The letter from a boy named Maxim in the hardscrabble industrial Urals city of Chelyabinsk came two weeks after Putin signed into law a bill banning all US adoptions.
The measure was given fast-track approval and almost no parliamentary debate in reprisal for new US legislation that targets alleged Russian rights abusers.
But the law also created controversy at home and is expected to see up to 20,000 people come out on the streets of central Moscow in protest this Sunday.
The teen's letter was published by Chelyabinsk media, which said that the boy had communicated with the Wallen family of the Atlantic Coast state of Virgina for seven years and that his case was already under court review when Putin signed the ban into law on December 28.
"I would be very grateful if you come out in favour of children," the website of local Chelyabinsk television quoted Maxim's letter as saying on Thursday.
"Put everything under strict control, but do not deprive children of their right to obtain a family," the boy reportedly wrote.
The media did not identify the disease from which the Maxim was suffering, saying only that it requires treatment not available in the country.
The Kremlin's local children's rights representative said the teen was close to his prospective family but the chances of Putin changing his mind on the law seemed remote.
"Maxim has strong relations with his American family and I do not think those bonds should be broken," the Chelyabinsk.ru website quoted envoy Margarita Pavlova as saying.
"It is hard to say how the situation will develop from here. Perhaps they will adopt some amendments to the law," she added in reference to Maxim's chances of leaving Russia.
"But the probability is very low."
She described the Wallens as caring and attentive -- two qualities missing from Maxim's children's home.

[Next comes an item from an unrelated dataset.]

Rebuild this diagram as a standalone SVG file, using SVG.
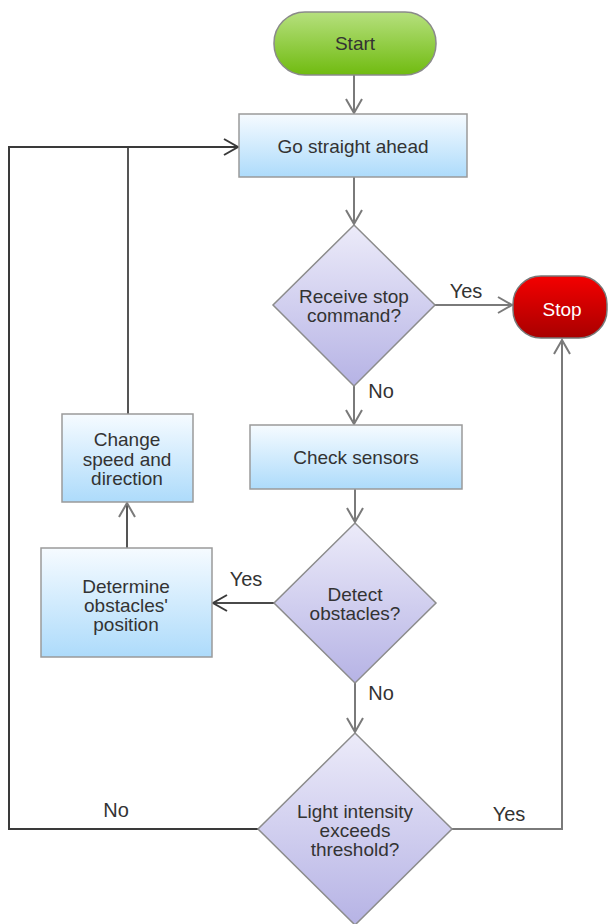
<svg xmlns="http://www.w3.org/2000/svg" width="608" height="924" viewBox="0 0 608 924">
<style>
  text { font-family: "Liberation Sans", Arial, sans-serif; font-size: 19px; fill: #333; text-anchor: middle; dominant-baseline: central; }
  .lbl { font-size: 20px; }
  .box { fill: url(#gBlue); stroke: #9a9a9a; stroke-width: 1.5; }
  .dia { fill: url(#gPurple); stroke: #8c8c8c; stroke-width: 1.5; }
  .c { fill: none; stroke: #7a7a7a; stroke-width: 2; }
  .d { fill: none; stroke: #3a3a3a; stroke-width: 2; }
  .m { stroke-width: 2; }
</style>
<defs>
  <linearGradient id="gGreen" x1="0" y1="0" x2="0" y2="1">
    <stop offset="0" stop-color="#b6e07e"/>
    <stop offset="1" stop-color="#70bb10"/>
  </linearGradient>
  <linearGradient id="gBlue" x1="0" y1="0" x2="0" y2="1">
    <stop offset="0" stop-color="#f6fbff"/>
    <stop offset="1" stop-color="#addbfb"/>
  </linearGradient>
  <linearGradient id="gPurple" x1="0" y1="0" x2="0" y2="1">
    <stop offset="0" stop-color="#ecebf9"/>
    <stop offset="1" stop-color="#b6b3e5"/>
  </linearGradient>
  <linearGradient id="gRed" x1="0" y1="0" x2="0" y2="1">
    <stop offset="0" stop-color="#f40000"/>
    <stop offset="1" stop-color="#a80000"/>
  </linearGradient>
  <marker id="aG" markerUnits="userSpaceOnUse" markerWidth="20" markerHeight="20" viewBox="-16 -10 20 20" refX="0" refY="0" orient="auto">
    <path d="M-14,-8 L0,0 L-14,8" fill="none" stroke="#7a7a7a" stroke-width="2"/>
  </marker>
  <marker id="aD" markerUnits="userSpaceOnUse" markerWidth="20" markerHeight="20" viewBox="-16 -10 20 20" refX="0" refY="0" orient="auto">
    <path d="M-14,-8 L0,0 L-14,8" fill="none" stroke="#3a3a3a" stroke-width="2"/>
  </marker>
</defs>

<g id="connectors">
  <path class="c" d="M354,75 V113" marker-end="url(#aG)"/>
  <path class="c" d="M354,177 V224" marker-end="url(#aG)"/>
  <path class="c" d="M435,305 H512" marker-end="url(#aG)"/>
  <path class="c" d="M354,386 V424" marker-end="url(#aG)"/>
  <path class="c" d="M355,489 V522" marker-end="url(#aG)"/>
  <path class="d" d="M274,603 H213" marker-end="url(#aD)" style="stroke:#4a4a4a"/>
  <path class="c" d="M127,548 V503" marker-end="url(#aG)" style="stroke:#555"/>
  <path class="c" d="M128,414 V147" style="stroke:#555"/>
  <path class="d" d="M258,829 H9 V147 H238" marker-end="url(#aD)"/>
  <path class="c" d="M355,683 V732" marker-end="url(#aG)"/>
  <path class="c" d="M452,829 H562 V340" marker-end="url(#aG)"/>
  <text class="lbl" x="466" y="291">Yes</text>
  <text class="lbl" x="381" y="391">No</text>
  <text class="lbl" x="246" y="579">Yes</text>
  <text class="lbl" x="381" y="693">No</text>
  <text class="lbl" x="116" y="810">No</text>
  <text class="lbl" x="509" y="814">Yes</text>
</g>

<g id="start">
  <rect x="274" y="12" width="162" height="63" rx="31" fill="url(#gGreen)" stroke="#8a8a8a" stroke-width="1.5"/>
  <text x="355" y="43">Start</text>
</g>
<g id="go">
  <rect class="box" x="239" y="114" width="228" height="63"/>
  <text x="353" y="146">Go straight ahead</text>
</g>
<g id="receive">
  <polygon class="dia" points="354,225 435,305 354,386 273,305"/>
  <text x="354" y="296">Receive stop</text>
  <text x="354" y="315">command?</text>
</g>
<g id="stop">
  <rect x="513" y="276" width="94" height="62" rx="28" fill="url(#gRed)" stroke="#777" stroke-width="1.5"/>
  <text x="562" y="309" style="fill:#fff">Stop</text>
</g>
<g id="check">
  <rect class="box" x="250" y="425" width="212" height="64"/>
  <text x="356" y="457">Check sensors</text>
</g>
<g id="detect">
  <polygon class="dia" points="355,523 436,603 355,683 274,603"/>
  <text x="355" y="594">Detect</text>
  <text x="355" y="613">obstacles?</text>
</g>
<g id="determine">
  <rect class="box" x="41" y="548" width="171" height="109"/>
  <text x="126" y="586">Determine</text>
  <text x="126" y="605">obstacles'</text>
  <text x="126" y="624">position</text>
</g>
<g id="change">
  <rect class="box" x="62" y="414" width="131" height="88"/>
  <text x="127" y="439">Change</text>
  <text x="127" y="459">speed and</text>
  <text x="127" y="478">direction</text>
</g>
<g id="light">
  <polygon class="dia" points="355,733 452,829 355,925 258,829"/>
  <text x="355" y="811">Light intensity</text>
  <text x="355" y="830">exceeds</text>
  <text x="355" y="849">threshold?</text>
</g>
</svg>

"There is a chance to treat Maxim in America and the Wallens are willing to pay," she said. "He could get a good education in that family."
Russian authorities have been lashed by critical media and the US government for the law, which critics say turned children into pawns of high-stakes diplomatic games.
But Putin has defended the measure and the national media released on Thursday interviews with the children's home director denied that the boy was either sick or wrote the letter.
"He has no genetic disease either," Children's Home No. 13 head Denis Matsko told Business FM radio. "He has certain health problems -- just like we all do."
A parliamentary cosponsor of the Russian adoptions legislation said she believed the letter was genuine but said adults likely made Maxim write it to make Russia look bad.
"This is all being done in order to make Russia look bad again," ruling United Russia party member Yekaterina Lakhova told the state RIA Novosti news agency. "To provoke a child like that -- I just cannot imagine how someone could do that."
Foreign adoptions are a sensitive issue in Russia because the practice of adopting has never truly taken hold among Russians themselves.
The Soviet Union raised all disadvantaged children together in vast collective homes, many of which continue to operate today across the country.
Most foreign adoptions are made by Americans -- nearly 1,000 were recorded last year -- while Russia is the third-most popular country for US nationals seeking to adopt.
Putin's law terminated the processing of nearly 50 cases that had been under review by the Russian courts.